Your task >>
Drop the images; return everything else in the listing below exactly.

Data >>
━━━━━━

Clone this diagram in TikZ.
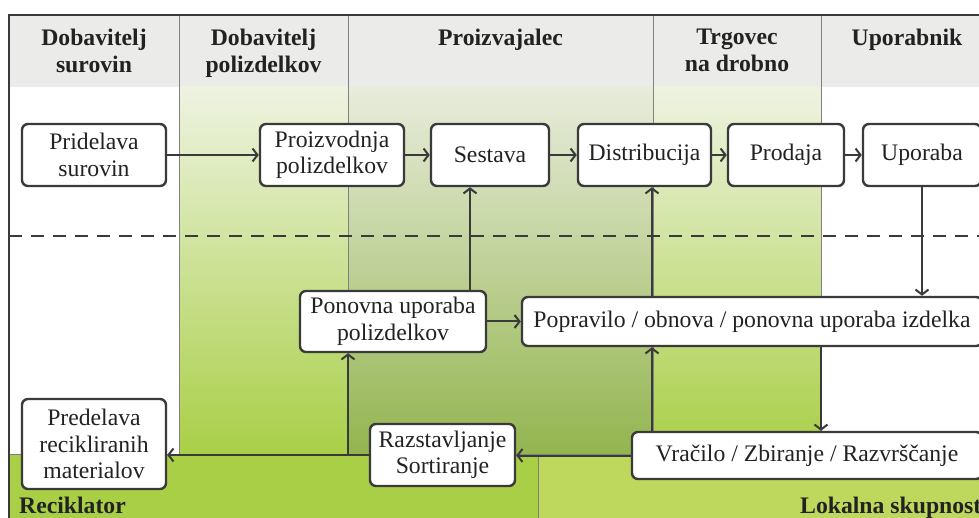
\documentclass[tikz,border=0pt]{standalone}
\usepackage{fontspec}
\setmainfont{Liberation Serif}
\usetikzlibrary{arrows.meta}
\definecolor{linec}{HTML}{3A3A3A}
\definecolor{txtc}{HTML}{222222}
\definecolor{headg}{HTML}{EBEBEA}
\definecolor{gtop}{HTML}{EEF3E1}
\definecolor{gbot}{HTML}{A9CF47}
\definecolor{ptop}{HTML}{E8ECDC}
\definecolor{pmid}{HTML}{C7D6A3}
\definecolor{pbot}{HTML}{93B54F}
\definecolor{recg}{HTML}{A9CF47}
\definecolor{lokg}{HTML}{BDD85C}
\definecolor{sepc}{HTML}{808080}
\begin{document}
\begin{tikzpicture}[x=1pt,y=-1pt,
  box/.style={draw=linec, line width=2.4pt, rounded corners=6pt, fill=white, align=center, inner sep=0pt, text=txtc, font=\fontsize{23.7}{26.5}\selectfont},
  head/.style={anchor=north, align=center, inner sep=0pt, text=txtc, font=\fontsize{23.7}{27}\selectfont\bfseries},
  bandlbl/.style={anchor=base west, inner sep=0pt, text=txtc, font=\fontsize{23.7}{27}\selectfont\bfseries},
  arr/.style={draw=linec, line width=2pt, -{Straight Barb[length=5pt,width=13pt]}},
  sepline/.style={draw=sepc, line width=0.8pt}]
\useasboundingbox (0,0) rectangle (979,518);
\clip (0,0) rectangle (979,518);
% backgrounds
\fill[white] (0,0) rectangle (979,518);
\fill[headg] (9,15) rectangle (990,87);
\shade[top color=gtop, bottom color=gbot] (179,87) rectangle (348,454);
\shade[top color=ptop, middle color=pmid, bottom color=pbot] (348,87) rectangle (653,454);
\shade[top color=gtop, bottom color=gbot] (653,87) rectangle (821,454);
\fill[recg] (9,454) rectangle (538,530);
\fill[lokg] (538,454) rectangle (990,530);
% separators
\draw[sepline] (179,15) -- (179,454);
\draw[sepline] (348,15) -- (348,454);
\draw[sepline] (653,15) -- (653,454);
\draw[sepline] (821,15) -- (821,454);
\draw[sepline] (9,454) -- (990,454);
\draw[sepline] (538,454) -- (538,530);
% frame
\draw[linec, line width=2.5pt] (9,530) -- (9,15) -- (990,15);
% dashed line
\draw[linec, line width=2pt, dash pattern=on 13pt off 9pt] (9,236) -- (990,236);
% headers
\node[head] (h1) at (94,29) {Dobavitelj\\surovin};
\node[head] (h2) at (263.5,29) {Dobavitelj\\polizdelkov};
\node[head] (h3) at (500.5,29) {Proizvajalec};
\node[head] (h4) at (737,29) {Trgovec\\na drobno};
\node[head] (h5) at (907,29) {Uporabnik};
\node[bandlbl] (rec) at (19,513) {Reciklator};
\node[bandlbl] (lok) at (800,513) {Lokalna skupnost};
% nodes
\node[box, minimum width=144pt, minimum height=62pt] (pridelava) at (94,155) {Pridelava\\surovin};
\node[box, minimum width=144pt, minimum height=62pt] (proizvodnja) at (332,155) {Proizvodnja\\polizdelkov};
\node[box, minimum width=118pt, minimum height=62pt] (sestava) at (490,155) {Sestava};
\node[box, minimum width=133pt, minimum height=62pt] (distribucija) at (644.5,155) {Distribucija};
\node[box, minimum width=116pt, minimum height=62pt] (prodaja) at (786,155) {Prodaja};
\node[box, minimum width=118pt, minimum height=62pt] (uporaba) at (922,155) {Uporaba};
\node[box, minimum width=186pt, minimum height=61pt] (ponovna) at (393,321.5) {Ponovna uporaba\\polizdelkov};
\node[box, minimum width=460pt, minimum height=49pt] (popravilo) at (752,321.5) {Popravilo / obnova / ponovna uporaba izdelka};
\node[box, minimum width=144pt, minimum height=90pt] (predelava) at (94,444) {Predelava\\recikliranih\\materialov};
\node[box, minimum width=145pt, minimum height=62pt] (razstavljanje) at (442.5,455) {Razstavljanje\\Sortiranje};
\node[box, minimum width=350pt, minimum height=47pt] (vracilo) at (807,455.5) {Vračilo / Zbiranje / Razvrščanje};
% helper x positions
\coordinate (xs) at (470,0);
\coordinate (xd) at (652,0);
\coordinate (xv) at (821,0);
\coordinate (xj) at (348,0);
% connectors
\draw[arr] (pridelava) -- (proizvodnja);
\draw[arr] (proizvodnja) -- (sestava);
\draw[arr] (sestava) -- (distribucija);
\draw[arr] (distribucija) -- (prodaja);
\draw[arr] (prodaja) -- (uporaba);
\draw[arr] (uporaba.south) -- (uporaba.south |- popravilo.north);
\draw[arr] (ponovna.north -| xs) -- (sestava.south -| xs);
\draw[arr] (popravilo.north -| xd) -- (distribucija.south -| xd);
\draw[arr] (ponovna.east) -- (popravilo.west);
\draw[arr] (popravilo.south -| xv) -- (vracilo.north -| xv);
\draw[arr] (vracilo.north -| xd) -- (popravilo.south -| xd);
\draw[arr] (vracilo.west) -- (razstavljanje.east |- vracilo.west);
\draw[arr] (razstavljanje.west) -- (predelava.east |- razstavljanje.west);
\coordinate (junc) at (xj |- razstavljanje.west);
\draw[arr] (junc) -- (ponovna.south -| junc);
\end{tikzpicture}
\end{document}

━━━━━━

Response to this exercise >>
Clone this diagram in TikZ.
\documentclass[tikz,border=0pt]{standalone}
\usepackage{fontspec}
\setmainfont{Liberation Serif}
\usetikzlibrary{arrows.meta}
\definecolor{linec}{HTML}{3A3A3A}
\definecolor{txtc}{HTML}{222222}
\definecolor{headg}{HTML}{EBEBEA}
\definecolor{gtop}{HTML}{EEF3E1}
\definecolor{gbot}{HTML}{A9CF47}
\definecolor{ptop}{HTML}{E8ECDC}
\definecolor{pmid}{HTML}{C7D6A3}
\definecolor{pbot}{HTML}{93B54F}
\definecolor{recg}{HTML}{A9CF47}
\definecolor{lokg}{HTML}{BDD85C}
\definecolor{sepc}{HTML}{808080}
\begin{document}
\begin{tikzpicture}[x=1pt,y=-1pt,
  box/.style={draw=linec, line width=2.4pt, rounded corners=6pt, fill=white, align=center, inner sep=0pt, text=txtc, font=\fontsize{23.7}{26.5}\selectfont},
  head/.style={anchor=north, align=center, inner sep=0pt, text=txtc, font=\fontsize{23.7}{27}\selectfont\bfseries},
  bandlbl/.style={anchor=base west, inner sep=0pt, text=txtc, font=\fontsize{23.7}{27}\selectfont\bfseries},
  arr/.style={draw=linec, line width=2pt, -{Straight Barb[length=5pt,width=13pt]}},
  sepline/.style={draw=sepc, line width=0.8pt}]
\useasboundingbox (0,0) rectangle (979,518);
\clip (0,0) rectangle (979,518);
% backgrounds
\fill[white] (0,0) rectangle (979,518);
\fill[headg] (9,15) rectangle (990,87);
\shade[top color=gtop, bottom color=gbot] (179,87) rectangle (348,454);
\shade[top color=ptop, middle color=pmid, bottom color=pbot] (348,87) rectangle (653,454);
\shade[top color=gtop, bottom color=gbot] (653,87) rectangle (821,454);
\fill[recg] (9,454) rectangle (538,530);
\fill[lokg] (538,454) rectangle (990,530);
% separators
\draw[sepline] (179,15) -- (179,454);
\draw[sepline] (348,15) -- (348,454);
\draw[sepline] (653,15) -- (653,454);
\draw[sepline] (821,15) -- (821,454);
\draw[sepline] (9,454) -- (990,454);
\draw[sepline] (538,454) -- (538,530);
% frame
\draw[linec, line width=2.5pt] (9,530) -- (9,15) -- (990,15);
% dashed line
\draw[linec, line width=2pt, dash pattern=on 13pt off 9pt] (9,236) -- (990,236);
% headers
\node[head] (h1) at (94,29) {Dobavitelj\\surovin};
\node[head] (h2) at (263.5,29) {Dobavitelj\\polizdelkov};
\node[head] (h3) at (500.5,29) {Proizvajalec};
\node[head] (h4) at (737,29) {Trgovec\\na drobno};
\node[head] (h5) at (907,29) {Uporabnik};
\node[bandlbl] (rec) at (19,513) {Reciklator};
\node[bandlbl] (lok) at (800,513) {Lokalna skupnost};
% nodes
\node[box, minimum width=144pt, minimum height=62pt] (pridelava) at (94,155) {Pridelava\\surovin};
\node[box, minimum width=144pt, minimum height=62pt] (proizvodnja) at (332,155) {Proizvodnja\\polizdelkov};
\node[box, minimum width=118pt, minimum height=62pt] (sestava) at (490,155) {Sestava};
\node[box, minimum width=133pt, minimum height=62pt] (distribucija) at (644.5,155) {Distribucija};
\node[box, minimum width=116pt, minimum height=62pt] (prodaja) at (786,155) {Prodaja};
\node[box, minimum width=118pt, minimum height=62pt] (uporaba) at (922,155) {Uporaba};
\node[box, minimum width=186pt, minimum height=61pt] (ponovna) at (393,321.5) {Ponovna uporaba\\polizdelkov};
\node[box, minimum width=460pt, minimum height=49pt] (popravilo) at (752,321.5) {Popravilo / obnova / ponovna uporaba izdelka};
\node[box, minimum width=144pt, minimum height=90pt] (predelava) at (94,444) {Predelava\\recikliranih\\materialov};
\node[box, minimum width=145pt, minimum height=62pt] (razstavljanje) at (442.5,455) {Razstavljanje\\Sortiranje};
\node[box, minimum width=350pt, minimum height=47pt] (vracilo) at (807,455.5) {Vračilo / Zbiranje / Razvrščanje};
% helper x positions
\coordinate (xs) at (470,0);
\coordinate (xd) at (652,0);
\coordinate (xv) at (821,0);
\coordinate (xj) at (348,0);
% connectors
\draw[arr] (pridelava) -- (proizvodnja);
\draw[arr] (proizvodnja) -- (sestava);
\draw[arr] (sestava) -- (distribucija);
\draw[arr] (distribucija) -- (prodaja);
\draw[arr] (prodaja) -- (uporaba);
\draw[arr] (uporaba.south) -- (uporaba.south |- popravilo.north);
\draw[arr] (ponovna.north -| xs) -- (sestava.south -| xs);
\draw[arr] (popravilo.north -| xd) -- (distribucija.south -| xd);
\draw[arr] (ponovna.east) -- (popravilo.west);
\draw[arr] (popravilo.south -| xv) -- (vracilo.north -| xv);
\draw[arr] (vracilo.north -| xd) -- (popravilo.south -| xd);
\draw[arr] (vracilo.west) -- (razstavljanje.east |- vracilo.west);
\draw[arr] (razstavljanje.west) -- (predelava.east |- razstavljanje.west);
\coordinate (junc) at (xj |- razstavljanje.west);
\draw[arr] (junc) -- (ponovna.south -| junc);
\end{tikzpicture}
\end{document}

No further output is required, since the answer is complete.